An Egged bus. Photo: Wikimedia Commons.

An Egged bus. Photo: Wikimedia Commons.

Israeli job-seekers who encountered a want-ad published by the country’s largest public bus company were outraged that it required applicants not to be overweight, Israel’s Channel 10 reported on Monday.

According to the report, which appeared on the network’s “Orly and Guy Morning Show,” the ad specified that “no drivers with a 30-35 Body Mass Index will be accepted.” This means that nobody considered fat is eligible to become a driver for Egged.

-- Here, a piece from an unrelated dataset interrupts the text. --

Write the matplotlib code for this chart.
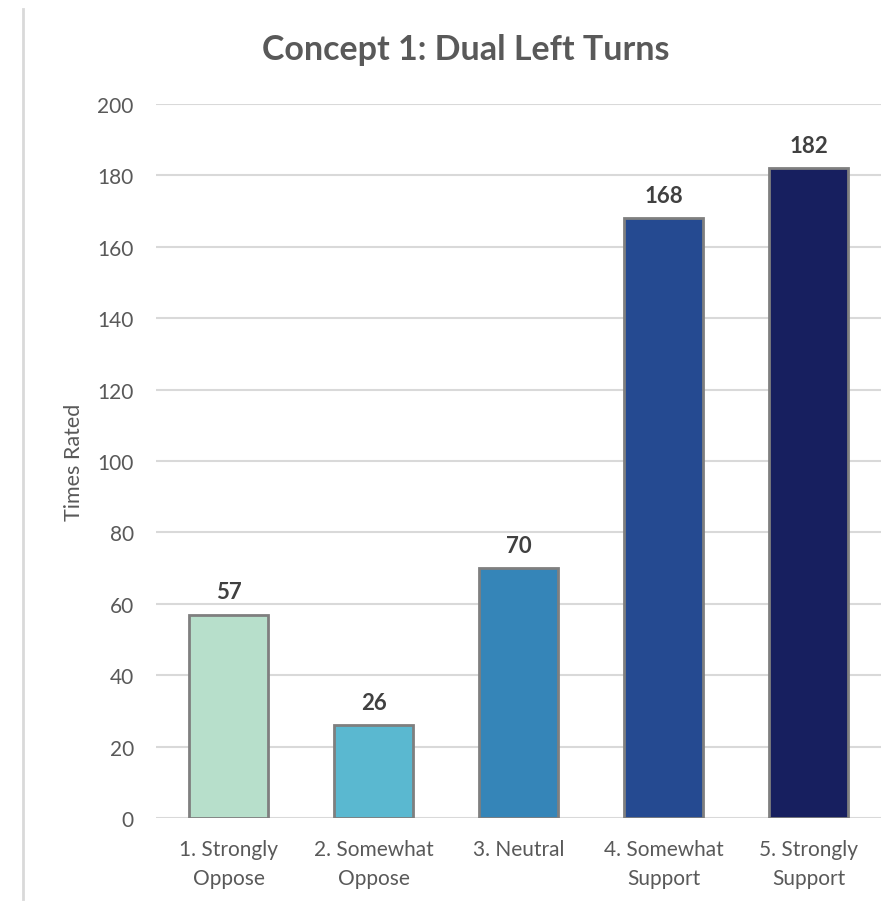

Ayelet Kalter, an expert in the treatment of obesity and eating disorders in Israel, expressed ire over the ad. “We are a very fat-phobic society,” she told Orly and Guy. “If a fat person walks down the street, 85 percent of the public thinks terrible things about him.”

“We have to remember that weight doesn’t define a person, whether he is healthy or not,” she said. “To my pleasant surprise, no one has agreed to claim responsibility for the formulation of the ad, which indicates that there is some change happening in the discussion.”

BMI is defined as the body mass divided by the square of the body height. According to the World Health Organization, a BMI equal to or greater than 25 is considered overweight; above 30 is considered obese.

Egged — or, the Israel Transport Cooperative Society Ltd. — is a bus cooperative owned by its members.